— Begin Information given —
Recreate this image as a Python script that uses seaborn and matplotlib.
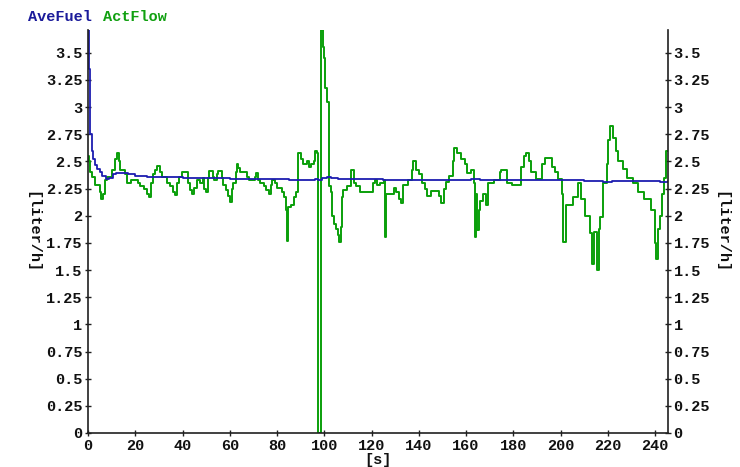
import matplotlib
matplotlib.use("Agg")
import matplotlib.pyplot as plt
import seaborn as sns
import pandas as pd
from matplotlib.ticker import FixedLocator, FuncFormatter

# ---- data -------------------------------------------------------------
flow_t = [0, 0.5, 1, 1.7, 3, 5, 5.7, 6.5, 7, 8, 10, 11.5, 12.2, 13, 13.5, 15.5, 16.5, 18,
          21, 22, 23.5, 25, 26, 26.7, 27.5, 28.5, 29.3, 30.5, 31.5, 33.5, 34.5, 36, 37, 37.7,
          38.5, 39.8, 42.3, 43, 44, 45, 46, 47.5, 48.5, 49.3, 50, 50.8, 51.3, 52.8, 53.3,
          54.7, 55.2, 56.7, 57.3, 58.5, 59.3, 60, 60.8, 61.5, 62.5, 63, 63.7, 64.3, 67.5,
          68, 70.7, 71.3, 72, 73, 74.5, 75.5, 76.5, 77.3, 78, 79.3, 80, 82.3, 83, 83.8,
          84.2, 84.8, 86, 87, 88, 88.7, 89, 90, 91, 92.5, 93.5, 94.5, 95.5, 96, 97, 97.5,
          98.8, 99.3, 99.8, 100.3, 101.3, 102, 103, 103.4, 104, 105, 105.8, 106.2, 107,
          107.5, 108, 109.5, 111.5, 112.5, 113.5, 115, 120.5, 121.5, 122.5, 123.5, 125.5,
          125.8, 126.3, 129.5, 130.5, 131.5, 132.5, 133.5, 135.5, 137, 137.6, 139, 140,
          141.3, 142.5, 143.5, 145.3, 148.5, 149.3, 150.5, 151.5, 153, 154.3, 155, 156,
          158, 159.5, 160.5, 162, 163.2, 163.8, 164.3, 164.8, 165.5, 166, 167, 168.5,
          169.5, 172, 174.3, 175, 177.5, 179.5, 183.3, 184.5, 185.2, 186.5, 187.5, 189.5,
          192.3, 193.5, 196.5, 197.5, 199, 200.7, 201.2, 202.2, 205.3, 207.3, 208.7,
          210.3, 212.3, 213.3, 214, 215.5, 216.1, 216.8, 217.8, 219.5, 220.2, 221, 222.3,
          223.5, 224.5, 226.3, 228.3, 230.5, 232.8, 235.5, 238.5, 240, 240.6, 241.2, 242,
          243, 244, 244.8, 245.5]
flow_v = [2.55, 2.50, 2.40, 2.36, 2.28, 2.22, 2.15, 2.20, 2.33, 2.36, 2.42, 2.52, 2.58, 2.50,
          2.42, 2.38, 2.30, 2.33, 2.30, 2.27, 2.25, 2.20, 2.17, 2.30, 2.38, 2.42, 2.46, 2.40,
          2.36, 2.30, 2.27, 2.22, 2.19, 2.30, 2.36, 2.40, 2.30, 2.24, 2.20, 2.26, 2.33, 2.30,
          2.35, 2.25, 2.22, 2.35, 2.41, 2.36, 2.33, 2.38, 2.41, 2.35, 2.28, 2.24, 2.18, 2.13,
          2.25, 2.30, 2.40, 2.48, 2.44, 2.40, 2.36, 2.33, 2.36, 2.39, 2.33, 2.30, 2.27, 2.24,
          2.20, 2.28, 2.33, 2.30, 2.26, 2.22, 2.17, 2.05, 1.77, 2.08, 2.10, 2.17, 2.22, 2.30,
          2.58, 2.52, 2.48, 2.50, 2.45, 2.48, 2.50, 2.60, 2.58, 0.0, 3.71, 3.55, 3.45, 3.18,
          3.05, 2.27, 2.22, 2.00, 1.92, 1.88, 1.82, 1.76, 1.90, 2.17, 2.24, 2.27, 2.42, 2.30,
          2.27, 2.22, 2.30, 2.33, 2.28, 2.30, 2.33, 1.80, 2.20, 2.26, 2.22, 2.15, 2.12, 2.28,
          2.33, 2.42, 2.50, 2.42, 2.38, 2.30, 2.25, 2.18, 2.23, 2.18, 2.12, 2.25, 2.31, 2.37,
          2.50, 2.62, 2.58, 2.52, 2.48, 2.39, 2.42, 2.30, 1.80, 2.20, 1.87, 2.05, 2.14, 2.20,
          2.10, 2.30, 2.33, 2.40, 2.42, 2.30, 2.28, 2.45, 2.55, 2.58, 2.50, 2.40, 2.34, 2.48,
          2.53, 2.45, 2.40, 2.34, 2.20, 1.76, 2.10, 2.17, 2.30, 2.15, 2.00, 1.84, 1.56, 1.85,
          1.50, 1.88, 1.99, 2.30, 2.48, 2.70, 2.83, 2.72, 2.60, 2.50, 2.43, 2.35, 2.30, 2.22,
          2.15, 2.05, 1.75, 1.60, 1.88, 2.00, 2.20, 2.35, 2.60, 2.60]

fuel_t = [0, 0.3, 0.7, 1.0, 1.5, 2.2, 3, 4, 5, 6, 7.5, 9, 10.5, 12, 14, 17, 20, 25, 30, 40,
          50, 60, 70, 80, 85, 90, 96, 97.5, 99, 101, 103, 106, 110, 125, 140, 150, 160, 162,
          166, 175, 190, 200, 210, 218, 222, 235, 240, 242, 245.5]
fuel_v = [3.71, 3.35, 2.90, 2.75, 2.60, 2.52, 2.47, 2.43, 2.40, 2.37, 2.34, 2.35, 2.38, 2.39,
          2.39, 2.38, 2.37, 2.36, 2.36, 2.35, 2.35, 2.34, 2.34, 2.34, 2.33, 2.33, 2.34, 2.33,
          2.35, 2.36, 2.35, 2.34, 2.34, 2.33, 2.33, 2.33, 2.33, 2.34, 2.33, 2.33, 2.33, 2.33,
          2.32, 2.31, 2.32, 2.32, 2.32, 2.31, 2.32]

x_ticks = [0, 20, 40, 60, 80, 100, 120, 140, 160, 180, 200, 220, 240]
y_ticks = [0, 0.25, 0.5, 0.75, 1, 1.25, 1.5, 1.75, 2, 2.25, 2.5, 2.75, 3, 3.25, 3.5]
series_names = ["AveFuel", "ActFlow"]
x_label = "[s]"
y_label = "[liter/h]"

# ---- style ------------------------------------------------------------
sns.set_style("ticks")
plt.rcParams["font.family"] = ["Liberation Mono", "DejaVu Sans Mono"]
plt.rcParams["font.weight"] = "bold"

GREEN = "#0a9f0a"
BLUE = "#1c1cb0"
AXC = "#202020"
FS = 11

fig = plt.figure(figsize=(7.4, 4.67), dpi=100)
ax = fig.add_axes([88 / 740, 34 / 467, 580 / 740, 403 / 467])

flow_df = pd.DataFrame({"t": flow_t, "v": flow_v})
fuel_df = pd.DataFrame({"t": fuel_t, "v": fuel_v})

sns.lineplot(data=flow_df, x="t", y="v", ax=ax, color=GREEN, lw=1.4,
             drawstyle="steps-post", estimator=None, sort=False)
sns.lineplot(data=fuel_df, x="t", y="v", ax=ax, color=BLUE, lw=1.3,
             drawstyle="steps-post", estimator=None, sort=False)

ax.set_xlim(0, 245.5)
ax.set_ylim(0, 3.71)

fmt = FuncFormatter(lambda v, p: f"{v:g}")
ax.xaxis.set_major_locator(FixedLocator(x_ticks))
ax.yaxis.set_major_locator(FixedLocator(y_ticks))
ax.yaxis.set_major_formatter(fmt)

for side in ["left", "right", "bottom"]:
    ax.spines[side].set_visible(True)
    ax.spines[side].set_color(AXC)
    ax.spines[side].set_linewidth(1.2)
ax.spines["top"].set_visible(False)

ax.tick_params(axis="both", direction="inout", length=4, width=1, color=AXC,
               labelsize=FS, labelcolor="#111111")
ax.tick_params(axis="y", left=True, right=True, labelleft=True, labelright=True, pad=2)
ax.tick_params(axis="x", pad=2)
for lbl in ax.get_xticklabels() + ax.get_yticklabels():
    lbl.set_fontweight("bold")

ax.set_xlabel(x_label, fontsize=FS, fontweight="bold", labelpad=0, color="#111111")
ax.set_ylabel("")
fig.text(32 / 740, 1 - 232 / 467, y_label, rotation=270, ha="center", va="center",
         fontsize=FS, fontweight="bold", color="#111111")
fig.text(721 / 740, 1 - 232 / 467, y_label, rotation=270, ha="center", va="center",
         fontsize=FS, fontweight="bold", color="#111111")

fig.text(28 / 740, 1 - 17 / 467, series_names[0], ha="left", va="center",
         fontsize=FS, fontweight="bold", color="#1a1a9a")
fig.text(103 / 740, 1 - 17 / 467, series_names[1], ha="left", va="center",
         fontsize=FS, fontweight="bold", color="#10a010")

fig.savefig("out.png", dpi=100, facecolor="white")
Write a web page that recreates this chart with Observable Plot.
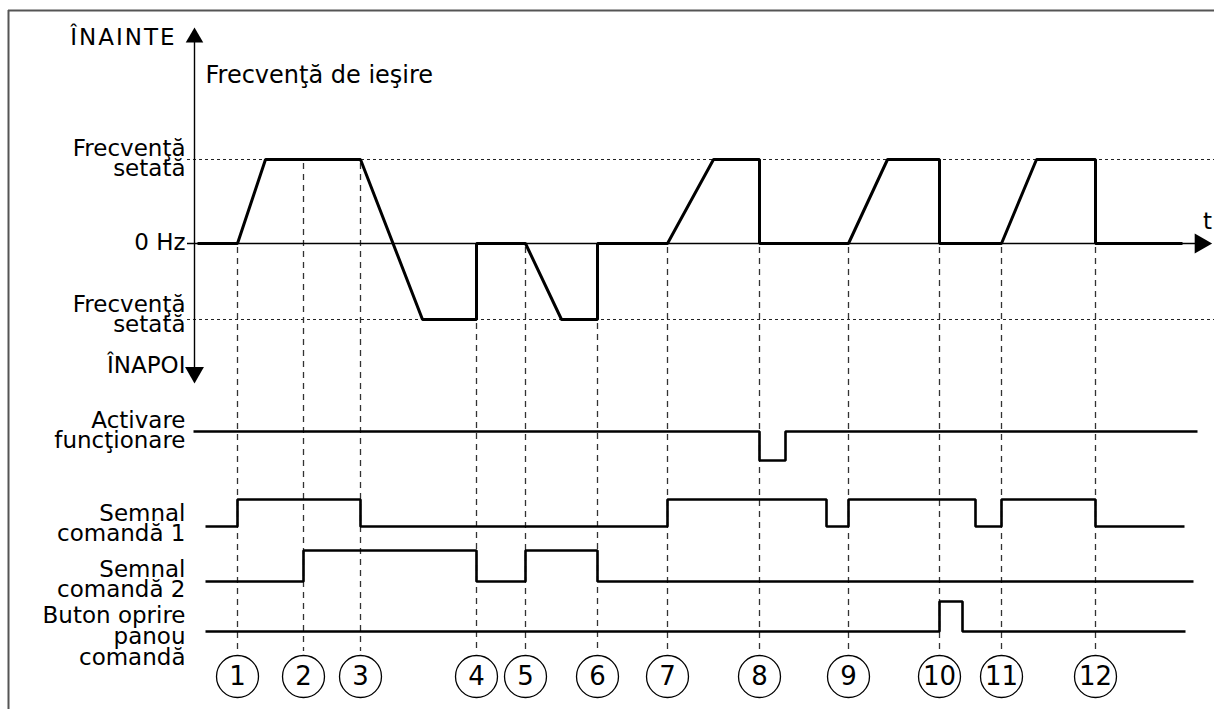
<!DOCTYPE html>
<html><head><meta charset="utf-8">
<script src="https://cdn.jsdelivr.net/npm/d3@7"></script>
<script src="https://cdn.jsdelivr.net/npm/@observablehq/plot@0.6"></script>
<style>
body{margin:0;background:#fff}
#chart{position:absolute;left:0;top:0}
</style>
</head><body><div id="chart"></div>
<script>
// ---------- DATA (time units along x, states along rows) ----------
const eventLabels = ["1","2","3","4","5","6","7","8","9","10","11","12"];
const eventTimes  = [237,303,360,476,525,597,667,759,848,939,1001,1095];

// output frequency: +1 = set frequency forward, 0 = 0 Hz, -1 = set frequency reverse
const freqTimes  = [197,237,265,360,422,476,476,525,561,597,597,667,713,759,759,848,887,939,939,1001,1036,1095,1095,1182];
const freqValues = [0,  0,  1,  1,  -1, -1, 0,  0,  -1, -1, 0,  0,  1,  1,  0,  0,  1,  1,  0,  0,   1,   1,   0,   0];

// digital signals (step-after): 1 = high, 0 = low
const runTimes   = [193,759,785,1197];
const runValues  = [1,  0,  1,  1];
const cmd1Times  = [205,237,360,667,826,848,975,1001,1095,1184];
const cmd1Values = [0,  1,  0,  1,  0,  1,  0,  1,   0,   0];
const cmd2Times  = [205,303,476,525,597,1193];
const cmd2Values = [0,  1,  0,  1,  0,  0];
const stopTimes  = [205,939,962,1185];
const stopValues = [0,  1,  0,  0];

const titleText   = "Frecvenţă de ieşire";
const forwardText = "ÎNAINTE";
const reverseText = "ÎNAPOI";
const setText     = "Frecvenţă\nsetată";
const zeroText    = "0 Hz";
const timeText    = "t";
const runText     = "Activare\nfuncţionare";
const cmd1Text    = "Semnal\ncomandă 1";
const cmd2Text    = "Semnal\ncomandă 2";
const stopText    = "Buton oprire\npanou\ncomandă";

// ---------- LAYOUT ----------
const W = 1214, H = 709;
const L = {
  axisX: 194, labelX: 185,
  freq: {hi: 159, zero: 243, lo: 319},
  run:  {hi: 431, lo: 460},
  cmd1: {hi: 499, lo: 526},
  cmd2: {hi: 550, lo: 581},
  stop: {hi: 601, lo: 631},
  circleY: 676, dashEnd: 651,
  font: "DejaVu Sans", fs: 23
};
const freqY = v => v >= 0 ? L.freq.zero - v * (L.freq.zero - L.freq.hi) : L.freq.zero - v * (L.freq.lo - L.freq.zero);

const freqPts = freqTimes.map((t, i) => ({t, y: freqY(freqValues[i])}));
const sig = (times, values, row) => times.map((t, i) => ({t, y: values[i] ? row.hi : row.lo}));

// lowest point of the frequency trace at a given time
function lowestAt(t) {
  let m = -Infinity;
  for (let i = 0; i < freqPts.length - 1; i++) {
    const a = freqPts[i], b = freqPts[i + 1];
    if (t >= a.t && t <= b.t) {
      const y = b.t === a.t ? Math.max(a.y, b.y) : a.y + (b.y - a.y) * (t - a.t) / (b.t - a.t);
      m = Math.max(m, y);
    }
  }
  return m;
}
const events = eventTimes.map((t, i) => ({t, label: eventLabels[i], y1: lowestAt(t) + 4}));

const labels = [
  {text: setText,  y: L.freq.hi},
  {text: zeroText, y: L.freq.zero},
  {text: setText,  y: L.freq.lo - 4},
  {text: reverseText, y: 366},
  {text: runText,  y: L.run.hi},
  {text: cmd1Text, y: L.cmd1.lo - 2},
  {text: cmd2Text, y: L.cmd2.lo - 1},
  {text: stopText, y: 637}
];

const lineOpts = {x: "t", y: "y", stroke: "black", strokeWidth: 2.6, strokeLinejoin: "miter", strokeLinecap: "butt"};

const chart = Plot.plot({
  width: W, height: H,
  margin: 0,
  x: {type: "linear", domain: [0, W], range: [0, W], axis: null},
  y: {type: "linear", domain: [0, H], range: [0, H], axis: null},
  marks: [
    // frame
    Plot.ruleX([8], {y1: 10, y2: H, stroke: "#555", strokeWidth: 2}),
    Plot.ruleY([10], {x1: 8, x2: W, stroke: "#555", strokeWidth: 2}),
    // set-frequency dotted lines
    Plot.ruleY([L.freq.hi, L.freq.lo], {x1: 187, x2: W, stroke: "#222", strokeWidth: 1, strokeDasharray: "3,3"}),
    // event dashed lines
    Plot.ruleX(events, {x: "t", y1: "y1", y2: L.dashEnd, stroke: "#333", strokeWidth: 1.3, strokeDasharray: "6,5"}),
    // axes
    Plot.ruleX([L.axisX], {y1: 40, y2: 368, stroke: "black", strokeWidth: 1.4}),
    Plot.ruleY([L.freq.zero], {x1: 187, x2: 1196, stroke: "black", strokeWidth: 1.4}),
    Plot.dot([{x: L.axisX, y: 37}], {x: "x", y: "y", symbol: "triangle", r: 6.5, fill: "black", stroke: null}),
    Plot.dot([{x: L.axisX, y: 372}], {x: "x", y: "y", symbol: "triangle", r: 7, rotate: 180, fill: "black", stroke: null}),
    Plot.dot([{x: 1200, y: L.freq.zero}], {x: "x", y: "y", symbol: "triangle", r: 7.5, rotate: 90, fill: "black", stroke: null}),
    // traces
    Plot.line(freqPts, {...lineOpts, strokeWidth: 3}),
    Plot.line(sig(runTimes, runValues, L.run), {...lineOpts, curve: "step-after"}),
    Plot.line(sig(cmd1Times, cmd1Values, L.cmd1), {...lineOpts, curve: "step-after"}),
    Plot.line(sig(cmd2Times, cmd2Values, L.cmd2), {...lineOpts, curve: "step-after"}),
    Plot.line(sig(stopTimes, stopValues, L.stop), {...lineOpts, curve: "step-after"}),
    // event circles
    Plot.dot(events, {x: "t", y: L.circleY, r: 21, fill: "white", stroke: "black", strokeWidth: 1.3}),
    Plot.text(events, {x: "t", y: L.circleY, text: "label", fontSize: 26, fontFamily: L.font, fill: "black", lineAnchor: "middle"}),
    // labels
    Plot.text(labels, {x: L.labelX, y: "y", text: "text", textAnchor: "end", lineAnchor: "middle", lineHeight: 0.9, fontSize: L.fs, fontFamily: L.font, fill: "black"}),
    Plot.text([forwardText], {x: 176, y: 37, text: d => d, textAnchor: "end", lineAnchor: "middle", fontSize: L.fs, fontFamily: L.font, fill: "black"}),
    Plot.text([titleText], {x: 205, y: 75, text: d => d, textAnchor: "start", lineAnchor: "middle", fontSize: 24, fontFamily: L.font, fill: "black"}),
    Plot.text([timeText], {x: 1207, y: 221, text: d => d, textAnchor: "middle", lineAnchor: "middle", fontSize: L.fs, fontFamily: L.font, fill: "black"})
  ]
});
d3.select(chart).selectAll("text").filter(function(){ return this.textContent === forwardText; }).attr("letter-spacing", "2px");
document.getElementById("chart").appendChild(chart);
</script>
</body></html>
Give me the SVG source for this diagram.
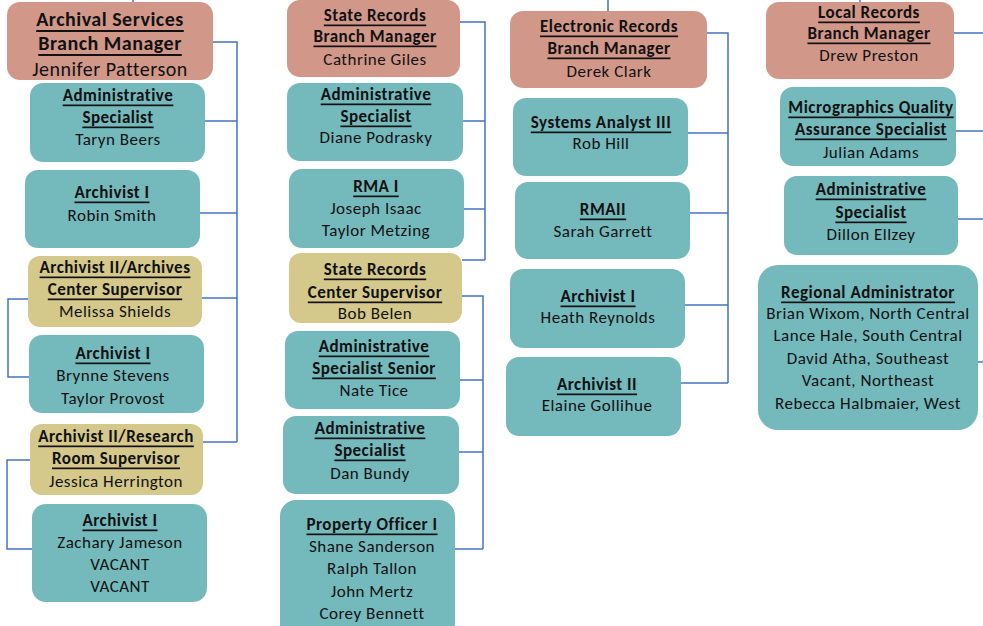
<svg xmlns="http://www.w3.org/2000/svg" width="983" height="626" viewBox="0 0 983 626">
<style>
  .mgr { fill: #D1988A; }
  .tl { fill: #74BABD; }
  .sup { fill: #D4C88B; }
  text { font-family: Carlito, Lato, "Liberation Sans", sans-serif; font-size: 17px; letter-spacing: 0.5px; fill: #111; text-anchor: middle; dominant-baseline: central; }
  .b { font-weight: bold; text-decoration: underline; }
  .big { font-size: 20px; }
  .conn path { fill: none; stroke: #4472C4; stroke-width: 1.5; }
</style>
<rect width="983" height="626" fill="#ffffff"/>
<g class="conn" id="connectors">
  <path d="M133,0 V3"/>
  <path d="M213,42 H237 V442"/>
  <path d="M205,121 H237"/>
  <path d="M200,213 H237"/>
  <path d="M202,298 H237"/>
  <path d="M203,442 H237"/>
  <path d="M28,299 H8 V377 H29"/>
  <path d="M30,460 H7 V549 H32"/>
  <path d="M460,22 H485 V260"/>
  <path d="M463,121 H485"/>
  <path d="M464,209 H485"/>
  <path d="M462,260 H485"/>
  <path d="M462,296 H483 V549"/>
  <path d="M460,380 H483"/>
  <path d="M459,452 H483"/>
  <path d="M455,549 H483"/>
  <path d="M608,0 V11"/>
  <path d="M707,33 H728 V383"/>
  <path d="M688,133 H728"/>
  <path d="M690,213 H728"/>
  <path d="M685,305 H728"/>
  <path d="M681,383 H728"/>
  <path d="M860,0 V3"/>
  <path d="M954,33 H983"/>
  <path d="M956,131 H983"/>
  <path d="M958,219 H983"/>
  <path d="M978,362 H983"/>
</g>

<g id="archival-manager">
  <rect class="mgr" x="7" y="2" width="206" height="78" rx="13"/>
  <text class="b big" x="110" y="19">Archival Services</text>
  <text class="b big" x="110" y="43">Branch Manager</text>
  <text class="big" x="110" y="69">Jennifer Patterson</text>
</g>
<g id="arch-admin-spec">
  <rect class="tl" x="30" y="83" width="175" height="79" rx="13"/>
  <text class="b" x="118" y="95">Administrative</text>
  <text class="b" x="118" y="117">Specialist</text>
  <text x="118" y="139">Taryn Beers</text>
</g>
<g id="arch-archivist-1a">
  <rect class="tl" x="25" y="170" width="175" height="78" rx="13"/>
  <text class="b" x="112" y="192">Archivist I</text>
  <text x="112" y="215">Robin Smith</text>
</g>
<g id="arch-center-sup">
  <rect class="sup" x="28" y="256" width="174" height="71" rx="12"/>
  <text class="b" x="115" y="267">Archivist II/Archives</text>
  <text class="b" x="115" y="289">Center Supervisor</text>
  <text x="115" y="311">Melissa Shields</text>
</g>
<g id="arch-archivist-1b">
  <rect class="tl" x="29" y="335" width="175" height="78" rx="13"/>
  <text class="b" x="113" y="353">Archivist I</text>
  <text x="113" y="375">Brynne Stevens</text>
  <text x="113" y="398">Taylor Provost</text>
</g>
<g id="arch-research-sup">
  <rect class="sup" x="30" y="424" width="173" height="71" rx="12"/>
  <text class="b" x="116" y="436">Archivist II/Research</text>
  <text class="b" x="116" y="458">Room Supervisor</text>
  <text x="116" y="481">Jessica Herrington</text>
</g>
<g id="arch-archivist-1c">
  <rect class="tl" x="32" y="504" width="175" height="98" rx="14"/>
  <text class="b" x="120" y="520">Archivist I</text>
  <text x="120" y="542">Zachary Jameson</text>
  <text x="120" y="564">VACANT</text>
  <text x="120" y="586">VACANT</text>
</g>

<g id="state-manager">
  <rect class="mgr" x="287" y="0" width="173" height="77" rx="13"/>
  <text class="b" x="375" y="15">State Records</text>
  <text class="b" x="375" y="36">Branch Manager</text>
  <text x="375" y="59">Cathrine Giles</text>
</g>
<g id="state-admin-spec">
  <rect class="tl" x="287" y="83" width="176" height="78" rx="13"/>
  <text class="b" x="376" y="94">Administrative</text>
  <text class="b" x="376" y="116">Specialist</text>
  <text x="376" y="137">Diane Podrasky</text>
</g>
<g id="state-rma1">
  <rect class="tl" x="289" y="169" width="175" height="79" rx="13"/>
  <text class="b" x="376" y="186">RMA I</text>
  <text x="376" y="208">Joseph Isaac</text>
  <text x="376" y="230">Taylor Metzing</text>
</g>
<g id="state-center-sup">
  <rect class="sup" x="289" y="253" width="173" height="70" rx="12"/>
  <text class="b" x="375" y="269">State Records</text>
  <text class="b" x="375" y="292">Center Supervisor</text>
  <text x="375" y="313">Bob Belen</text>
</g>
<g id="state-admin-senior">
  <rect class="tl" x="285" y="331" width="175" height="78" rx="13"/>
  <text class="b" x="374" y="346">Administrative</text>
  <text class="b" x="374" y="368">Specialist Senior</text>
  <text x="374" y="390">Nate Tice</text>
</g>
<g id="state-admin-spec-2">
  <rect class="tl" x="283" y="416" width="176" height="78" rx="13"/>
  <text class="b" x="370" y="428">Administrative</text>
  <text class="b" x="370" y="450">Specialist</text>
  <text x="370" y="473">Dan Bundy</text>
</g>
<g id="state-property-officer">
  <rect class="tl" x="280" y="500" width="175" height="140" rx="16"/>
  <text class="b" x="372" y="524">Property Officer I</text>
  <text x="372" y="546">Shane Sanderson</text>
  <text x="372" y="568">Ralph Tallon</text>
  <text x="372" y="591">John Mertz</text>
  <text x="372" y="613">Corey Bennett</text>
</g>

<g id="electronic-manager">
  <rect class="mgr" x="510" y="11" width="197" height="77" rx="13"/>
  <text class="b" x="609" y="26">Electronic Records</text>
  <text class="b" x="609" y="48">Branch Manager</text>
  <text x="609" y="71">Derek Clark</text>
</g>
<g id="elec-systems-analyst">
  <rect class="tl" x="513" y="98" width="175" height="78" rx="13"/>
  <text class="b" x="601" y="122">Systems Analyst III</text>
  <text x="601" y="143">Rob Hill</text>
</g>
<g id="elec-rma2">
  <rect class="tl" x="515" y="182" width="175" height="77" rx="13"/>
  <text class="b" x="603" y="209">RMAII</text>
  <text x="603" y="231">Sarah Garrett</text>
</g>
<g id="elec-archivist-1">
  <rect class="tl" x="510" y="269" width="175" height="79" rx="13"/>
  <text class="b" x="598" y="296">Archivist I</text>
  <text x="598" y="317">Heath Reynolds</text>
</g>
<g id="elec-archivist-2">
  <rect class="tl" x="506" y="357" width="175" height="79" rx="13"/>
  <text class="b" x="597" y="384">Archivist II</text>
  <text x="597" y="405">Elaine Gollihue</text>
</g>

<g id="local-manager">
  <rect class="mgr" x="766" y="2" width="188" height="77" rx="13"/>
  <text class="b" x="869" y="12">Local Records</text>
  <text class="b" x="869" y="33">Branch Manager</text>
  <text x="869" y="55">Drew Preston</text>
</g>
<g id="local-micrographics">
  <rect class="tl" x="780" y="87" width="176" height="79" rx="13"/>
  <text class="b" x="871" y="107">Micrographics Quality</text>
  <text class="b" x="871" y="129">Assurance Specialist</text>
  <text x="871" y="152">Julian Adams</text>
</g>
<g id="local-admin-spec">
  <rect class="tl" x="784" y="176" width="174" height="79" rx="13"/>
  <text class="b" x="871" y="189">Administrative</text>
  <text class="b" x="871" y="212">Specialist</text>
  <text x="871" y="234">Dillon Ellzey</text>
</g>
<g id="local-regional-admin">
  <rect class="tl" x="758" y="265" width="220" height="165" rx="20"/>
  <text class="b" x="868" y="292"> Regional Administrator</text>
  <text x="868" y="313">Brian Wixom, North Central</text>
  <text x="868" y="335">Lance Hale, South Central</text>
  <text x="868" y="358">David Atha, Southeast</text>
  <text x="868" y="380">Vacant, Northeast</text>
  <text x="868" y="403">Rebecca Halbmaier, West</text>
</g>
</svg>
— End Information given —
Task to carry out.
Copy nothing but the lines from the top of the data down to the line containing "from matplotlib.ticker import", and leave the pictures out.

Final result.
Recreate this image as a Python script that uses seaborn and matplotlib.
import matplotlib
matplotlib.use("Agg")
import matplotlib.pyplot as plt
import seaborn as sns
import pandas as pd
from matplotlib.ticker import FixedLocator, FuncFormatter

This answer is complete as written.